Architectural Archives

Posted January 22, 2018
  • Kahn's model of the National Assembly Building in Bangladesh, from the Louis I. Kahn Collection of the Architectural Archives

  • Former Kahn associates Vince Rivera (left) and Henry Wilcots (right) discuss the strategy for the model’s conservation.

A Kahn Model Receives a Gentle Makeover

Standing resolute in the midst of repeated bombing and strafing during the Bangladesh Liberation War of 1971, the “half-poured concrete walls of the Assembly Building stood roofless and incomplete, looking less like a building under construction than an ancient pile of stones that had long-been abandoned,” writes Wendy Lesser in You Say to Brick, her recent biography of Louis Kahn. In fact, she continues, perhaps the building emerged “relatively unscathed because it already looked like a ruin.”
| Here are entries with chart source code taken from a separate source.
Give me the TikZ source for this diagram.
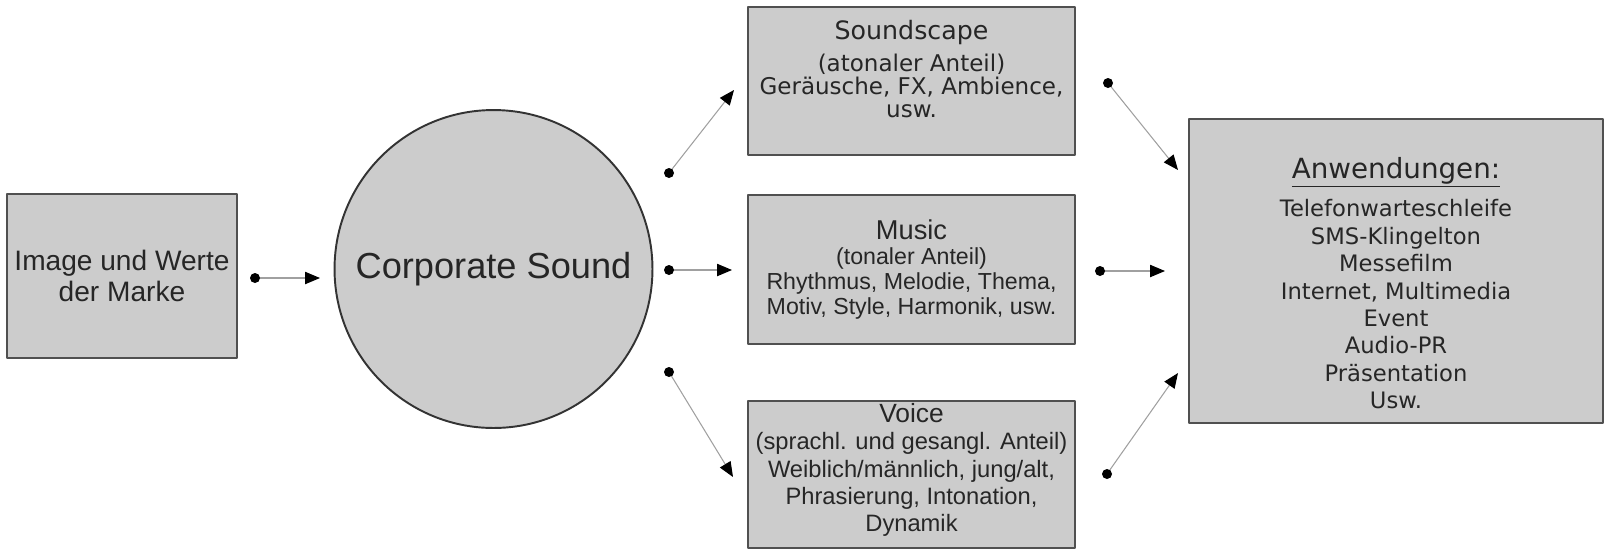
\documentclass[tikz,border=0pt]{standalone}
\usepackage{fontspec}
\setmainfont{Liberation Sans}
\newfontfamily\verdfont{DejaVu Sans}
\usetikzlibrary{arrows.meta}

\definecolor{boxgray}{HTML}{CCCCCC}
\definecolor{edgegray}{HTML}{505050}
\definecolor{textgray}{HTML}{262626}
\definecolor{linegray}{HTML}{A0A0A0}

\tikzset{
  graybox/.style={draw=edgegray, line width=1.1pt, fill=boxgray, inner sep=0pt},
  boxtext/.style={text=textgray, align=center, inner sep=0pt},
  flow/.style={draw=linegray, line width=0.6pt,
    -{Triangle[length=8.5pt, width=7pt, color=black]}},
}

\begin{document}
\begin{tikzpicture}[x=0.02cm, y=-0.02cm, line join=round]
\useasboundingbox (0,0) rectangle (1612,549);

% Boxes
\node[graybox, minimum width=4.6cm, minimum height=3.28cm] (brand) at (122,276) {};
\node[graybox, circle, draw=black!80, minimum size=6.36cm] (sound) at (493.5,269) {};
\node[graybox, minimum width=6.54cm, minimum height=2.96cm] (scape) at (911.5,81) {};
\node[graybox, minimum width=6.54cm, minimum height=2.98cm] (music) at (911.5,269.5) {};
\node[graybox, minimum width=6.54cm, minimum height=2.94cm] (voice) at (911.5,474.5) {};
\node[graybox, minimum width=8.28cm, minimum height=6.08cm] (apps) at (1396,271) {};

% Box texts
\node[boxtext, font=\fontsize{16}{18}\selectfont] (brandtext) at (122,276)
  {Image und Werte\\der Marke};
\node[boxtext, font=\fontsize{20.6}{24}\selectfont] (soundtext) at (493.5,269)
  {Corporate Sound};
\node[boxtext, font=\verdfont\fontsize{13.1}{13.3}\selectfont] (scapetext) at (911.5,69)
  {{\fontsize{14.4}{15}\selectfont Soundscape}\\[5pt](atonaler Anteil)\\
   Geräusche, FX, Ambience,\\usw.};
\node[boxtext, font=\fontsize{13.2}{14.2}\selectfont] (musictext) at (911.5,269.5)
  {{\fontsize{15.5}{16}\selectfont Music}\\(tonaler Anteil)\\
   Rhythmus, Melodie, Thema,\\Motiv, Style, Harmonik, usw.};
\node[boxtext, font=\fontsize{13.5}{15.6}\selectfont] (voicetext) at (911.5,470)
  {{\fontsize{15}{16}\selectfont Voice}\\(sprachl. und gesangl. Anteil)\\
   Weiblich/männlich, jung/alt,\\Phrasierung, Intonation,\\Dynamik};
\node[boxtext, font=\verdfont\fontsize{12.9}{15.6}\selectfont] (appstext) at (1396,283)
  {{\fontsize{15.8}{16}\selectfont\underline{Anwendungen:}}\\[6.4pt]
   Telefonwarteschleife\\SMS-Klingelton\\Messefilm\\Internet, Multimedia\\
   Event\\Audio-PR\\Präsentation\\Usw.};

% Connector ends
\coordinate (b1) at (255,278);  \coordinate (b2) at (320,278);
\coordinate (s1) at (669,173);  \coordinate (s2) at (734,90);
\coordinate (m1) at (669,270);  \coordinate (m2) at (732,270);
\coordinate (v1) at (669,372);  \coordinate (v2) at (733,477);
\coordinate (a1) at (1108,83);  \coordinate (a2) at (1178,170);
\coordinate (a3) at (1100,271); \coordinate (a4) at (1165,271);
\coordinate (a5) at (1107,474); \coordinate (a6) at (1178,373);

% Connectors
\foreach \from/\to in {b1/b2, s1/s2, m1/m2, v1/v2, a1/a2, a3/a4, a5/a6} {
  \draw[flow] (\from) -- (\to);
  \fill[black] (\from) circle (0.1cm);
}
\end{tikzpicture}
\end{document}
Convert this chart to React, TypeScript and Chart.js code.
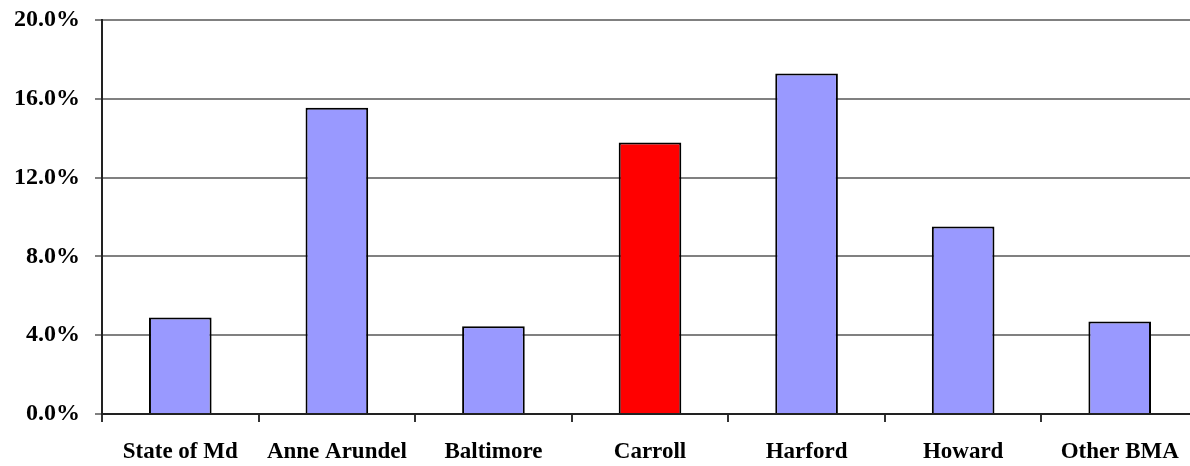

Today, in a renovated warehouse in Brewerytown, the same could be said of monochromatic sketch model that Kahn’s office made of the Bangladeshi capital complex some 50 years ago. “This wasn’t for presentation,” says Vince Rivera, an architect who worked in the office at the time. “It was just an evolution of his thinking, a way to breathe his sketches into existence. To add detail or color would have been too advanced.”

Rivera and Henry Wilcots, the architect responsible for seeing the project through to completion after Kahn died suddenly in 1974, have come here to talk with Adam Jenkins, a conservator, and William Whitaker, curator and collections manager of the Architectural Archives at PennDesign, about the making and meaning of the model. Such iterations were tinkered with, photographed, and then stored, but never with much care. “This thing just laid around the office collecting dust until Lou came up with another idea,” laughs Wilcots.

Neatly arranged over a mottled clay surface that represents the 200-acre site, crude materials like plasticine, lichen, and wax paper were formed into tiny buildings, trees, and water features.

But Whitaker’s attention was drawn to the work as he prepared other pieces for a Kahn retrospective organized by the Vitra Design Museum in Germany and shown in Philadelphia at the Fabric Workshop and Museum this Fall.

Might it be time that it emerged from the shadows, he wondered?

“This model is an incredibly important part of the design process, revealing the creative mind at work, and Kahn’s was particularly interesting,” says Whitaker. The Kahn Collection has been sustained by many generous supporters over the decades; in the case of the model, Gerry Willoughby and his daughter Mieko have underwritten its conservation.

Neatly arranged over a mottled clay surface that represents the 200-acre site, crude materials like plasticine, lichen, and wax paper were formed into tiny buildings, trees, and water features. Bits of the plasticine are missing, the lichen has long gone brittle, and the paper, never as crisp and fresh as architect’s trace, is yellowed and stained.

Jenkins has a lot of questions.

“There are several structures that have separated and are in pieces over there,” he says pointing to a table where a handful of arches and blocks sit forlornly. “I’d like to know how they were constructed.”

“You just slice the clay with wire,” says Rivera. “Then you have a slab and you take the drawing and put it on top and you punch it out.”

“It looks like most of the things are pinned down— is there any other adhesive that was used in the process?”

“Well you wet it—“

“With water?” 

“No, I used to lick it!” 

“And what did you use to adhere the lichen?”

“Goo. It’s a yellowish glue that you dip the lichen into,” chimes in Wilcots.

“You had to roll it,” adds Rivera. “I invented that.”

“You invented that?” Wilcots responds, with a hint of bemusement.

Although Jenkins observes that the model is in “very good shape given its age and what it’s made from,” he’s aware that the piece could use a gentle makeover. At Whitaker’s request, he has already stabilized the piece’s plywood base to correct some sagging and given the model a light vacuuming to remove surface dust.

“My first priority has been to get it in a condition that it can be made ready for exhibition,” Whitaker says. Now, further decisions need to be made: should Jenkins submit the model to a deeper cleaning, should he upright a stand of decimated trees? Which  building pieces should he rebuild, which should he patch, which should he leave alone?

At a scale of 1:200, much of the damage is hard to see.

Soon a consensus emerges. Since, as Wilcots recalls, this was the model—and the project —“that never stopped,” its decay, reconfigurations, and expansions should be acknowledged. “We don’t want it to be perfect,” concurs Whitaker. “This is just the material expressing itself.” Jenkins suggests one more gentle dusting, some rebuilding of missing pieces, and patching of the most obvious nicks and scrapes.

The conviviality in the room makes it easy to forget that nothing about this gathering is routine.

Whitaker reflects, “Having access to people who were actually there with Kahn, who can tell his story, is invaluable not just to the conservator, but to all of us.”